If accepting $1M requires a small to medium sized jurisdiction to spend at least $1 or 2M and probably a lot more, I’d say passing on the money makes perfect sense.
(PS – that being said, I think Burien is going at it all wrong with a ban on overnight camping and will ultimately lose in court. Banning daytime camping/encampments is kosher, but that they chose to ban sleeping outright during non business hours indicates that they are getting very poor legal advice, indeed).
Burien hasn’t banned sleeping outright. The law doesn’t have the word “sleeping” in it at all. What it’s banned is “camping” on “any street, sidewalk, Burien public park or any other open area where Burien or another governmental agency has a property interest, including easements”. “Camping” isn’t defined, but “Indicia of camping include but are not limited to bedding, cots, sleeping bags, tents or other temporary shelters, personal belongings storage, and cooking equipment use or storage.” NB: Don’t grill in parks in Burien between 7 pm and 6 am.

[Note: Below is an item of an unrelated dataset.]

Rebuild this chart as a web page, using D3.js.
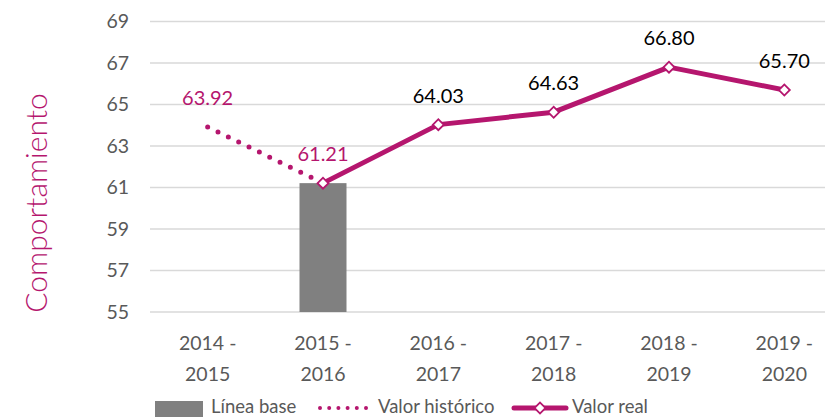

Let’s see if I can put the URL I’m quoting here:
What I’m curious about is whether someone who uses a recessed doorway, the kind I used when I was homeless in Seattle, is violating this law. I’m also curious whether there actually are any recessed doorways in Burien; they’ve been out of architectural fashion about as long as the “new homeless” have existed.
Near as I can tell, it’s perfectly legal to sleep on a park bench in Burien, just as long as you don’t use any human technology other than clothing to protect yourself from the elements while doing so. Very big-hearted of them to allow clothing, which seems unlike them. Perhaps the next amendment will require every homeless person in Burien to go naked at all times.
The Toyota dealership produces the highest amount of tax revenue in Burien which is why the council is freaked out if the dude who owns it gets mad and leaves Burien. But I don’t think he’s just going to pack up and leave?
Mora sounds like a real genius, saying homelessness is a private business matter and not government. She must not understand basic government services for it’s citizens. The Gap isn’t responsible for the homeless. She should know being a retail worker
But there’s so much money to be made in the homelessness industry! /s
Wherever the place is that’s taking the shelter money, that’s where my consumer dollars will go. I don’t know who these flaming NIMBY dumpsters are that Burien keeps electing, but there’s no reason better people have to support this nonsense. “Shop Local Burien” my foot.
Voters in Burien just tossed out the progressives that were on the ballot, and elected more anti-homeless councilmembers.
Well, Burien has re-elected the worst of these clowns while also voting out pro-housing people like Moore, so it makes sense for King County to move on. Which unfortunately will materially hurt unhoused people in Burien, as well as the community that doesn’t like to see tents and encampments, because Burien has no other options for them.
I presume their expectation is they will end up moving down the road, possibly to the place that takes the shelter money.
The fantasy that all homeless people come from somewhere else is strong with these people.